- **Problem details**: Exact reproduction is required for the lines bounded by the one containing "Give me the" and the one containing "0.08, 0.15, 0.05];", both bounds included. Print them without any pictures.

## BEGIN Information provided

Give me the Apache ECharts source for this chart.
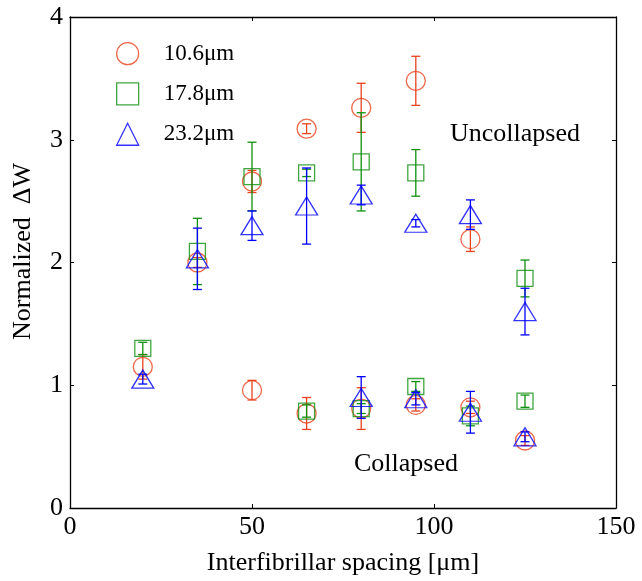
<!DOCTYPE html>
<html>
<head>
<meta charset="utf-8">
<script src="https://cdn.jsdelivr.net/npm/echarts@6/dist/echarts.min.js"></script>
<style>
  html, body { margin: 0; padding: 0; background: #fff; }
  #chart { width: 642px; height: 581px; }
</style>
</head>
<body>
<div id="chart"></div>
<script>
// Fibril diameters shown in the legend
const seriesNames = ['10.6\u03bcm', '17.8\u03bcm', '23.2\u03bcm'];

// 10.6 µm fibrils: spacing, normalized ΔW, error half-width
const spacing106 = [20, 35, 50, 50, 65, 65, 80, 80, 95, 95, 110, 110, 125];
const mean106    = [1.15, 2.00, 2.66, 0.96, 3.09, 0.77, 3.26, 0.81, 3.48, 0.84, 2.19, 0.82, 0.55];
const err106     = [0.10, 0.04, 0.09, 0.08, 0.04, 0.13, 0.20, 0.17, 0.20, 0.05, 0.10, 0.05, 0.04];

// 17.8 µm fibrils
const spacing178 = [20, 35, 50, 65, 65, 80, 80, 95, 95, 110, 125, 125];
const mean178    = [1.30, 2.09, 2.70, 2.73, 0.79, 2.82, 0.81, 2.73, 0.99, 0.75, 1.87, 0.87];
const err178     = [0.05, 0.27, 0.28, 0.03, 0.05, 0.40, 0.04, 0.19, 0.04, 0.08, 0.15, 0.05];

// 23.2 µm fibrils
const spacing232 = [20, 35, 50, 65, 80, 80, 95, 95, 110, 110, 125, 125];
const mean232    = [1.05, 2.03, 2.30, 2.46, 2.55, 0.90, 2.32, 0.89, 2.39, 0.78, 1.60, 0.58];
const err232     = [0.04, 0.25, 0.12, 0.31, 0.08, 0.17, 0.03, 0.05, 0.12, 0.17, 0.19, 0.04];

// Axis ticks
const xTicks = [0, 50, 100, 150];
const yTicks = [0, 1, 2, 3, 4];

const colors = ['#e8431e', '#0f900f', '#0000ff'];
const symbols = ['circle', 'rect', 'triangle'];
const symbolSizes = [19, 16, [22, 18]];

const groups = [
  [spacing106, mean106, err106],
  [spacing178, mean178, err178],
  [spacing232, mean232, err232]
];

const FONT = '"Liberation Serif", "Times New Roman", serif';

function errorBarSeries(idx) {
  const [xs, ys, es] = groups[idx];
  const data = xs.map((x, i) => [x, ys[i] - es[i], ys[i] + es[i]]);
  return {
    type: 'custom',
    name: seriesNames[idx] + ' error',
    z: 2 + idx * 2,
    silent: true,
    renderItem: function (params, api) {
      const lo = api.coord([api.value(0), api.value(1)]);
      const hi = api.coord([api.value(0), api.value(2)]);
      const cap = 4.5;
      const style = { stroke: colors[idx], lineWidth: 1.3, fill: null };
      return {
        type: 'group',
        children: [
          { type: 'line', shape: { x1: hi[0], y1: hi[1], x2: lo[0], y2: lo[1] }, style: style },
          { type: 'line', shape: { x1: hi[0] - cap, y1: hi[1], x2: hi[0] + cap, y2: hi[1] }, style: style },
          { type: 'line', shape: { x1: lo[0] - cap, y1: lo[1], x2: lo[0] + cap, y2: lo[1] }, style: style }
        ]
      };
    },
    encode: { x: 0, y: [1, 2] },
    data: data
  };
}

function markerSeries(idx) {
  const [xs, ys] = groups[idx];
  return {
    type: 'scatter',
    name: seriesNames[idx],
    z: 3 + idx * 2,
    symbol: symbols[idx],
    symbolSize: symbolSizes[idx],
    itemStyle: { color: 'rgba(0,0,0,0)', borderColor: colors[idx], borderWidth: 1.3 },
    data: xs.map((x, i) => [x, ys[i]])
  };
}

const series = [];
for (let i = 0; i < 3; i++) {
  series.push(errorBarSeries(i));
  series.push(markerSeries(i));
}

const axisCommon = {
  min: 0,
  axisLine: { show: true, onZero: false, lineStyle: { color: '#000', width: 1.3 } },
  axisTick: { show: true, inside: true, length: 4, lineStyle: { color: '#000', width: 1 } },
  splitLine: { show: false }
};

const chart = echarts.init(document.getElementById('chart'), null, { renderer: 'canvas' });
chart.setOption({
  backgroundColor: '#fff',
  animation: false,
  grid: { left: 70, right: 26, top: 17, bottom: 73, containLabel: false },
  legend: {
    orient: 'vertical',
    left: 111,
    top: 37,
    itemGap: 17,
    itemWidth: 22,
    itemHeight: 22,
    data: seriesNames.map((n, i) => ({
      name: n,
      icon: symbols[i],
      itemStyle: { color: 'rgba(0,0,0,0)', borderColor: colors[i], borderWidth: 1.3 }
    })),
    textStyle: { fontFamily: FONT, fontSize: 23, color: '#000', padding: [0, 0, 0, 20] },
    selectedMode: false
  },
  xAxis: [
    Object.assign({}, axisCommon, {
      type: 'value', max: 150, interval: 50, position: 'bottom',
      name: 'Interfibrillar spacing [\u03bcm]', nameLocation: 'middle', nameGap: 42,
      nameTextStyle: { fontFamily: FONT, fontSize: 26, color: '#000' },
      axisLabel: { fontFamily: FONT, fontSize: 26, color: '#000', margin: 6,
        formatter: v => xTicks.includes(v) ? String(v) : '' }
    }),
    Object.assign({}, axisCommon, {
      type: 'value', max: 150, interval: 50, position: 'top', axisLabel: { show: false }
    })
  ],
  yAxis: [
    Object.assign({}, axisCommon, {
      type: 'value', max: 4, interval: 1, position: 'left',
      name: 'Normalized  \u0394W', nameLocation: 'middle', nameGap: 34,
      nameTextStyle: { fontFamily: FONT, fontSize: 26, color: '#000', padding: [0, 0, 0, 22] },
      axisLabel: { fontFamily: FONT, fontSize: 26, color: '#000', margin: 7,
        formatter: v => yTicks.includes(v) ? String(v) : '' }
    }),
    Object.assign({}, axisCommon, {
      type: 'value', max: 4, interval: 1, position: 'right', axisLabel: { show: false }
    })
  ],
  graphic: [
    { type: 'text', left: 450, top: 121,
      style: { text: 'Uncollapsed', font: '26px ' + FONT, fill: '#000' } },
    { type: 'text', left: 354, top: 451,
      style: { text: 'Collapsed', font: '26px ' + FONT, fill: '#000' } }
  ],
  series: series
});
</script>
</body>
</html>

## END Information provided
## BEGIN Information provided

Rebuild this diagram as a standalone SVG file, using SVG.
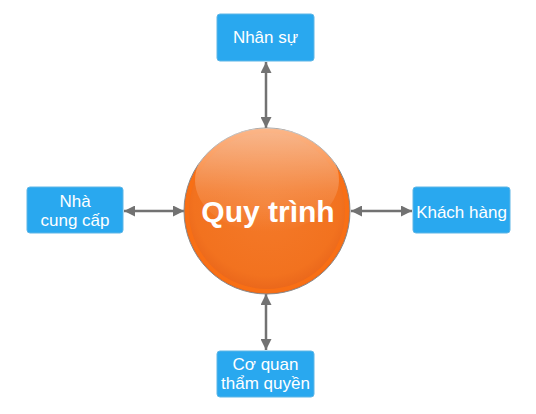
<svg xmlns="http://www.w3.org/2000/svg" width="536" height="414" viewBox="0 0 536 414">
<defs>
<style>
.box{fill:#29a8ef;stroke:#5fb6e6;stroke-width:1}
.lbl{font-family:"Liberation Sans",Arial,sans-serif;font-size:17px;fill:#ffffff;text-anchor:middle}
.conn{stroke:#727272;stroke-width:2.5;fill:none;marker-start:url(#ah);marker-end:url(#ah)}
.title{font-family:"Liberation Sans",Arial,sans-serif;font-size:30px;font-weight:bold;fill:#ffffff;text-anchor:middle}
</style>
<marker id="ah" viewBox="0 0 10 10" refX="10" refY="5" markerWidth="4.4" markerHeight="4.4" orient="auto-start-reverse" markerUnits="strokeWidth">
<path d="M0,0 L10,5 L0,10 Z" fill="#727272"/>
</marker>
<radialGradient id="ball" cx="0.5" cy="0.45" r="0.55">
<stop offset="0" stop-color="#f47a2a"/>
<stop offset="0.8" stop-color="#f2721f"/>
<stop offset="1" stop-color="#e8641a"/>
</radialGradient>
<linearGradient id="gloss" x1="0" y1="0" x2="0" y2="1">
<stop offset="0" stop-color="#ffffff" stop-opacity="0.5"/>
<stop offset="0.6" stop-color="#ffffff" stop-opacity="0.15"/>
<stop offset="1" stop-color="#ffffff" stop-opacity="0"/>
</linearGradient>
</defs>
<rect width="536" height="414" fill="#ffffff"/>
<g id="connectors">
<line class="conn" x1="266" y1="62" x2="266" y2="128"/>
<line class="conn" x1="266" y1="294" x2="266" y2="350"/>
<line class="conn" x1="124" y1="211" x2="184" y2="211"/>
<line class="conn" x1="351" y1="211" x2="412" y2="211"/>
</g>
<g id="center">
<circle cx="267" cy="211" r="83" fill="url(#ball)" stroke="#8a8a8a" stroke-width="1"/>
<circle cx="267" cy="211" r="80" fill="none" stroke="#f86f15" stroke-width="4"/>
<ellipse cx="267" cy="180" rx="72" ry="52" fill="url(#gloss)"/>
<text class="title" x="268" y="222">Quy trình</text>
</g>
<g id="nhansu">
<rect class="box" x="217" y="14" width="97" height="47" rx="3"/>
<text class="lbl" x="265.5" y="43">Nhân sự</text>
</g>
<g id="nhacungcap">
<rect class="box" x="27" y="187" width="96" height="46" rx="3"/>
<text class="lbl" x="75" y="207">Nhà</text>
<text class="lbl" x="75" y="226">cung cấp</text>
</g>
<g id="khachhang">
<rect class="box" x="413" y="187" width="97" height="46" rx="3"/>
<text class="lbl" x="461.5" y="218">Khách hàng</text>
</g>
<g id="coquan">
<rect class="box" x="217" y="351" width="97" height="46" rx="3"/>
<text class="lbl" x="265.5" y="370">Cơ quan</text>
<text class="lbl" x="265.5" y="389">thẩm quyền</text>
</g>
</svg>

## END Information provided

- **Complete answer**:
Give me the Apache ECharts source for this chart.
<!DOCTYPE html>
<html>
<head>
<meta charset="utf-8">
<script src="https://cdn.jsdelivr.net/npm/echarts@6/dist/echarts.min.js"></script>
<style>
  html, body { margin: 0; padding: 0; background: #fff; }
  #chart { width: 642px; height: 581px; }
</style>
</head>
<body>
<div id="chart"></div>
<script>
// Fibril diameters shown in the legend
const seriesNames = ['10.6\u03bcm', '17.8\u03bcm', '23.2\u03bcm'];

// 10.6 µm fibrils: spacing, normalized ΔW, error half-width
const spacing106 = [20, 35, 50, 50, 65, 65, 80, 80, 95, 95, 110, 110, 125];
const mean106    = [1.15, 2.00, 2.66, 0.96, 3.09, 0.77, 3.26, 0.81, 3.48, 0.84, 2.19, 0.82, 0.55];
const err106     = [0.10, 0.04, 0.09, 0.08, 0.04, 0.13, 0.20, 0.17, 0.20, 0.05, 0.10, 0.05, 0.04];

// 17.8 µm fibrils
const spacing178 = [20, 35, 50, 65, 65, 80, 80, 95, 95, 110, 125, 125];
const mean178    = [1.30, 2.09, 2.70, 2.73, 0.79, 2.82, 0.81, 2.73, 0.99, 0.75, 1.87, 0.87];
const err178     = [0.05, 0.27, 0.28, 0.03, 0.05, 0.40, 0.04, 0.19, 0.04, 0.08, 0.15, 0.05];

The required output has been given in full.